It was 7:24 a.m. on a Monday morning, and I was sitting in the drive-thru line at Starbucks.
Like a lot of Monday mornings, I wasn’t exactly firing on all cylinders yet. Not in a bad mood, just… not quite in a good one either. Somewhere in that middle of being tired, a little slow, already thinking about everything the week was going to ask of me.
Then I pulled up to the window.
The young woman who greeted me didn’t do anything extraordinary on the surface. She smiled, made eye contact, spoke with genuine warmth. But there was something different about her presence. It wasn’t forced. It wasn’t scripted. It was real.
She was pleasant. Fully, intentionally pleasant.
And it shifted something.
In less than a minute, without any deep conversation or life advice, she changed the direction of my morning. Maybe even my week.
That’s the thing about pleasant people, we tend to underestimate them.
We live in a world that celebrates loud impact. Big moves. Big voices. Big personalities. But there’s a quieter kind of influence that often goes unnoticed. The kind that doesn’t demand attention, but earns it anyway.

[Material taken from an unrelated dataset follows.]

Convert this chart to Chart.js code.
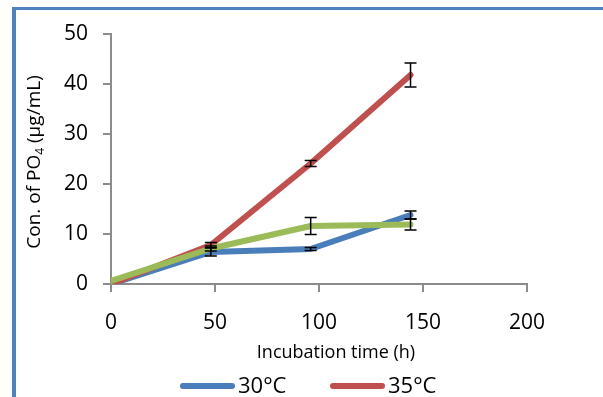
<!DOCTYPE html>
<html>
<head>
<meta charset="utf-8">
<script src="https://cdn.jsdelivr.net/npm/chart.js@4.4.1/dist/chart.umd.min.js"></script>
<style>
  html, body { margin: 0; padding: 0; background: #fff; }
  #wrap { position: relative; width: 603px; height: 397px; overflow: hidden; }
  #frame {
    position: absolute; left: 12px; top: 7px; width: 700px; height: 500px;
    border-left: 4px solid #4f81bd; border-top: 3px solid #4f81bd;
  }
  #chart { position: absolute; left: 0; top: 0; }
</style>
</head>
<body>
<div id="wrap">
  <div id="frame"></div>
  <canvas id="chart" width="603" height="397"></canvas>
</div>
<script>
// Data
const hours = [0, 48, 96, 144];
const labels = ['30°C', '35°C', '40°C'];
const conc30 = [0, 6.4, 7.0, 13.8];
const err30 = [0, 0.8, 0.3, 0.8];
const conc35 = [0, 7.8, 24.1, 41.8];
const err35 = [0, 0.5, 0.6, 2.4];
const conc40 = [0.6, 7.1, 11.6, 11.9];
const err40 = [0, 0.5, 1.7, 1.1];

const xTicks = [0, 50, 100, 150, 200];
const yTicks = [0, 10, 20, 30, 40, 50];

const colors = ['#4a7ebb', '#c0504d', '#9bbb59'];
const font = "'Open Sans', sans-serif";

function points(vals) {
  return hours.map((h, i) => ({ x: h, y: vals[i] }));
}

// error bars, legend and axis titles drawn on top
const extras = {
  id: 'extras',
  afterDatasetsDraw(chart) {
    const ctx = chart.ctx;
    const xs = chart.scales.x, ys = chart.scales.y;
    ctx.save();
    ctx.strokeStyle = '#000';
    ctx.lineWidth = 1.5;
    chart.data.datasets.forEach(ds => {
      ds.errors.forEach((e, i) => {
        if (!e) return;
        const x = xs.getPixelForValue(hours[i]);
        const top = ys.getPixelForValue(ds.data[i].y + e);
        const bot = ys.getPixelForValue(ds.data[i].y - e);
        ctx.beginPath();
        ctx.moveTo(x, top); ctx.lineTo(x, bot);
        ctx.moveTo(x - 6, top); ctx.lineTo(x + 6, top);
        ctx.moveTo(x - 6, bot); ctx.lineTo(x + 6, bot);
        ctx.stroke();
      });
    });
    ctx.restore();
  },
  afterDraw(chart) {
    const ctx = chart.ctx;
    ctx.save();
    ctx.fillStyle = '#000';

    // x axis title
    ctx.font = '18px ' + font;
    ctx.textAlign = 'center';
    ctx.textBaseline = 'middle';
    ctx.fillText('Incubation time (h)', 336, 353);

    // y axis title with subscript
    ctx.translate(33, 162);
    ctx.rotate(-Math.PI / 2);
    const a = 'Con. of PO', s = '4', b = ' (µg/mL)';
    ctx.font = '19px ' + font;
    const wa = ctx.measureText(a).width, wb = ctx.measureText(b).width;
    ctx.font = '12px ' + font;
    const ws = ctx.measureText(s).width;
    let x = -(wa + ws + wb) / 2;
    ctx.textAlign = 'left';
    ctx.textBaseline = 'alphabetic';
    ctx.font = '19px ' + font;
    ctx.fillText(a, x, 7);
    x += wa;
    ctx.font = '12px ' + font;
    ctx.fillText(s, x, 11);
    x += ws;
    ctx.font = '19px ' + font;
    ctx.fillText(b, x, 7);
    ctx.restore();

    // legend (first two entries, the rest is cut off in the original)
    ctx.save();
    const legendX = [180, 330];
    chart.data.datasets.slice(0, 2).forEach((ds, i) => {
      const lx = legendX[i];
      ctx.strokeStyle = ds.borderColor;
      ctx.lineWidth = 6;
      ctx.lineCap = 'round';
      ctx.beginPath();
      ctx.moveTo(lx + 3, 386); ctx.lineTo(lx + 52, 386);
      ctx.stroke();
      ctx.fillStyle = '#000';
      ctx.font = '22px ' + font;
      ctx.textAlign = 'left';
      ctx.textBaseline = 'middle';
      ctx.fillText(ds.label, lx + 58, 387);
    });
    ctx.restore();
  }
};

const series = [conc30, conc35, conc40];
const errs = [err30, err35, err40];
const order = [2, 1, 0];

new Chart(document.getElementById('chart'), {
  type: 'line',
  data: {
    datasets: series.map((vals, i) => ({
      label: labels[i],
      data: points(vals),
      errors: errs[i],
      borderColor: colors[i],
      backgroundColor: colors[i],
      borderWidth: 6,
      borderCapStyle: 'round',
      borderJoinStyle: 'round',
      pointRadius: 0,
      tension: 0,
      order: order[i]
    }))
  },
  options: {
    responsive: false,
    animation: false,
    layout: { padding: { left: 0, top: 34, right: 76, bottom: 0 } },
    plugins: { legend: { display: false }, tooltip: { enabled: false } },
    scales: {
      x: {
        type: 'linear',
        min: 0, max: 200,
        afterBuildTicks: s => { s.ticks = xTicks.map(v => ({ value: v })); },
        afterFit: s => { s.height = 113; },
        border: { color: '#8c8c8c', width: 2 },
        grid: { drawOnChartArea: false, color: '#8c8c8c', lineWidth: 2, tickLength: 8 },
        ticks: { color: '#000', font: { family: font, size: 21 }, padding: 18, maxRotation: 0 }
      },
      y: {
        type: 'linear',
        min: 0, max: 50,
        afterBuildTicks: s => { s.ticks = yTicks.map(v => ({ value: v })); },
        afterFit: s => { s.width = 111; },
        border: { color: '#8c8c8c', width: 2 },
        grid: { drawOnChartArea: false, color: '#8c8c8c', lineWidth: 2, tickLength: 8 },
        ticks: { color: '#000', font: { family: font, size: 21 }, padding: 15 }
      }
    }
  },
  plugins: [extras]
});
</script>
</body>
</html>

Pleasant people carry a kind of steady energy. They don’t need a stage. They don’t need recognition. They just show up and are consistently kind, grounded, and positive, and in doing so, they create space for others to feel just a little bit better.
And that matters more than we think.
Because most of us are walking around carrying something. Stress. Responsibility. Fatigue. Worry. Even on our “good” days, there’s a weight to life that we don’t always talk about.
And then someone shows up… pleasant.
Not fake. Not over-the-top. Just steady. Kind. Present.
And it lightens the load, even if only for a moment.
This morning reminded me that transformation doesn’t always come from major life changes. Sometimes it comes from a smile at a drive-thru window. A tone of voice. A small moment where someone chooses to show up with intention instead of indifference.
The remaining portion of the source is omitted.